RIO DE JANEIRO - Recebo e-mail endereçado a Clóvis Rossi e a mim. É um texto pedestre, em quadras não metrificadas, que revelam um desencanto geral com o Brasil. Diz ele que, aos olhos do mundo, somos uma Índia sem Gandhi, uma África do Sul sem Mandela.
Em outro trecho, usa uma imagem que me pareceu feliz: ""Talento meio desperdiçado, como uma Ferrari (F-1) dirigida numa pista de rally".
Será mesmo isso? Tudo é possível, dizia Machado de Assis, que também sofria do mesmo desencanto, só que o texto dele era bem melhor.
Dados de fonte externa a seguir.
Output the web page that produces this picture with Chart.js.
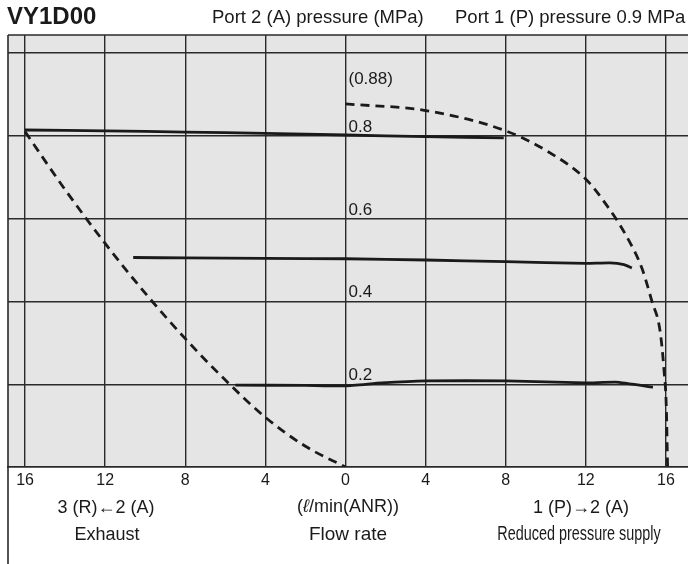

Parece que somos uma Ferrari até hoje desperdiçada por falta de bons pilotos e de adequação com a pista. Os melhores que tivemos, como já disse anteriormente, foram incompletos: Getúlio pensava muito, mas fazia pouco; JK não pensava, mas fazia. O presidente atual não pensa nem faz, simplesmente vai levando.
Temos muita gente de talento -diz o leitor-, mas faltam-nos estadistas. Deserto de homens e de idéias, como nos chamou Oswaldo Aranha em tempos idos, o Brasil não chega a ser uma ""choldra", como o Portugal que Eça de Queiroz condenou, mas amou acima de tudo. Mas que diabo, por que não demos certo até agora?
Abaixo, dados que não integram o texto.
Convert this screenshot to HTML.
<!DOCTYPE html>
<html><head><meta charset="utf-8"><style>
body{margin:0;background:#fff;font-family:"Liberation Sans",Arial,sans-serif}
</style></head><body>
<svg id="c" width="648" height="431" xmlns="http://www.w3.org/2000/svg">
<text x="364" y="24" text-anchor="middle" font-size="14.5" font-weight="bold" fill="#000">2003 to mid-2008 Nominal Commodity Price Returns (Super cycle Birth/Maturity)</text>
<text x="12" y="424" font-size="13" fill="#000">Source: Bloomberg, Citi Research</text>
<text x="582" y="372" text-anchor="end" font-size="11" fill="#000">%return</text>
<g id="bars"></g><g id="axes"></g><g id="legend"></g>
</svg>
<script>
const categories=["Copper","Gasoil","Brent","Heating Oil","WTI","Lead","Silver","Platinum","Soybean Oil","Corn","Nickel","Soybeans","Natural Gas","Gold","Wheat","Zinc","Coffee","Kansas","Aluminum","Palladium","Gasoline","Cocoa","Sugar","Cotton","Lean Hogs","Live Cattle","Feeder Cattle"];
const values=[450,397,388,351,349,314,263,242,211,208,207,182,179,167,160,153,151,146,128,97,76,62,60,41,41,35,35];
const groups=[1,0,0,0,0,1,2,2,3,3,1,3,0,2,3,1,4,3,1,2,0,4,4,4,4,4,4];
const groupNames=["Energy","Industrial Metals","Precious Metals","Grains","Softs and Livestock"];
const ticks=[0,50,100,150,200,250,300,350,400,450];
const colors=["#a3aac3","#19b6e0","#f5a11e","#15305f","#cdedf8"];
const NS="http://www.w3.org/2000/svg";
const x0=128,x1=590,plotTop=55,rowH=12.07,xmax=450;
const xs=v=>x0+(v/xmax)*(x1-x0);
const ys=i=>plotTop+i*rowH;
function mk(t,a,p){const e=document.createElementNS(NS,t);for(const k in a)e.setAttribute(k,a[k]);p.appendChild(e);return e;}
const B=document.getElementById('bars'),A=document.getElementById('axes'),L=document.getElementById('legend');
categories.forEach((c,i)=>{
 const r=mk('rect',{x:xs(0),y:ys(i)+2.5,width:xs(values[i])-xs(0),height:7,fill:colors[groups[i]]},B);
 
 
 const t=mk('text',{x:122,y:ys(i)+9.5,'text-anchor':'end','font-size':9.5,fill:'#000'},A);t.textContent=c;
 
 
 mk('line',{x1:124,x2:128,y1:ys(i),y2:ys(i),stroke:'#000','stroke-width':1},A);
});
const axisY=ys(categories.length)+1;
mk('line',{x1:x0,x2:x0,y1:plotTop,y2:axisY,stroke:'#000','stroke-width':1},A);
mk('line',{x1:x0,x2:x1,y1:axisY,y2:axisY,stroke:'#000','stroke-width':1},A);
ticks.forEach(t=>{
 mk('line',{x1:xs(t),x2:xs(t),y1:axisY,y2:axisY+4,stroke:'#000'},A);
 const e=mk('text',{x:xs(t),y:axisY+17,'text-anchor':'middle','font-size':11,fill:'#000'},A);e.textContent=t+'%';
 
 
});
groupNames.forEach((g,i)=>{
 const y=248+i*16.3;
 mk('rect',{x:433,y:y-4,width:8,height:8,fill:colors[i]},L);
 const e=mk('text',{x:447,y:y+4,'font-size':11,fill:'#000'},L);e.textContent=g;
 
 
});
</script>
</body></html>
Temos metabolismo próprio para absorver o que vem de bom ou de ruim. O editor Ênio Silveira engraxava os sapatos com um guri de rua, que nada comera naquele dia. Politizado, Ênio perguntou ao guri se ele não tinha medo do comunismo. O garoto abriu os dentes num sorriso leal, deu uma caprichada no brilho da biqueira com sua flanela suja de graxa e respondeu:
""Deixa o comunismo vir que nós avacalhamos com ele!".
Índia sem Gandhi, Ferrari sem piloto, pelo menos temos a invejável capacidade de sorrir de nossa dor -como disse o sambista.